2. Standing: who can ask a court to police compliance?
When two congressional sponsors sought a court‑appointed neutral expert or special master to oversee compliance, DOJ lawyers argued that the representatives lack legal standing to make such a request because they are not parties to the underlying criminal case that produced many of the documents — a threshold defense that DOJ urged Judge Paul A. Engelmayer to accept in a written submission [2] [1]. That standing argument, if credited by the court, would block a judicial remedy sought by lawmakers and limit who can obtain court supervision of the disclosure process [2] [1].
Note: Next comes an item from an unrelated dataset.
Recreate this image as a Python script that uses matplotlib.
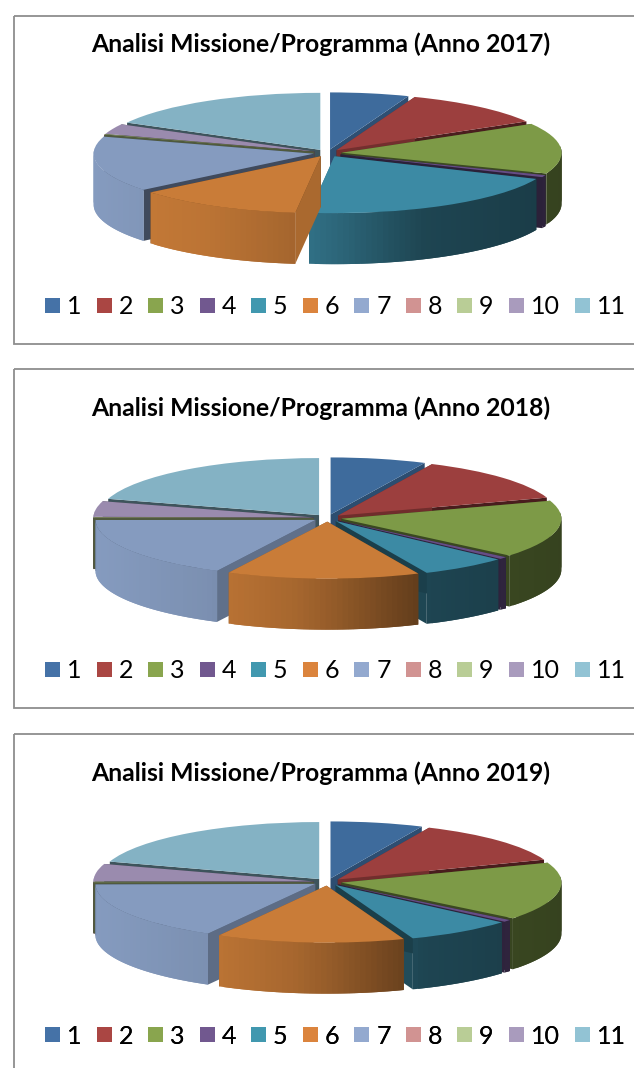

3. Limits on judicial authority and the special‑master request
The DOJ also advanced a related separation‑of‑powers and authority argument, telling Judge Engelmayer that he “lacks the authority” to appoint a neutral expert or special master to oversee the statutory release — essentially saying courts cannot rearrange executive branch discharge and compliance obligations in the specific manner requested by congressmen [1]. That contention rests on longstanding principles about courts’ remedial powers in supervisory roles and the unique nature of DOJ control over criminal investigative files [1].
4. Privacy, victim‑safeguards and “other applicable law” as redaction bases
To justify redactions and withheld pages, the DOJ repeatedly cites the need to protect victims’ personally identifiable information and sensitive records — protections the Act itself recognizes as limited permissible carve‑outs — while also invoking broader legal authorities it describes as “other applicable law” to withhold material beyond those enumerated exceptions, a move that opponents say stretches the statute [6] [3]. Victims’ privacy concerns have been offered as a nonfrivolous, colorable reason for redactions, but critics contend the department’s approach has been overbroad and inconsistent with Congress’s narrow exceptions [6] [3].
5. Procedural defenses: rolling releases, technical glitches and resource explanations
Practically, the department has defended a phased, rolling release as necessary to perform redaction review across a voluminous record and to protect sensitive information, even as media reported website crashes, missing files and heavy redactions that fed accusations of noncompliance [3] [8] [2]. The DOJ says methodical review by hundreds of lawyers is required to guard victims and third parties, while sponsors and advocates say those resource explanations cannot trump the law’s clear deadline [6] [5].
6. Counterarguments, enforcement options and political context
Congressional sponsors have threatened referrals and prosecutions for obstruction and have said they’re “exploring all options,” arguing that the Act’s text displaces more general statutes and authors strict limits on permissible withholdings [9] [6]; courts will therefore have to weigh statutory text, separation‑of‑powers limits on remedial relief, the standing of private actors and legislators to intervene, and legitimate privacy protections — with each side pointing to different legal touchstones in the sparse, high‑stakes record submitted so far [4] [1] [6].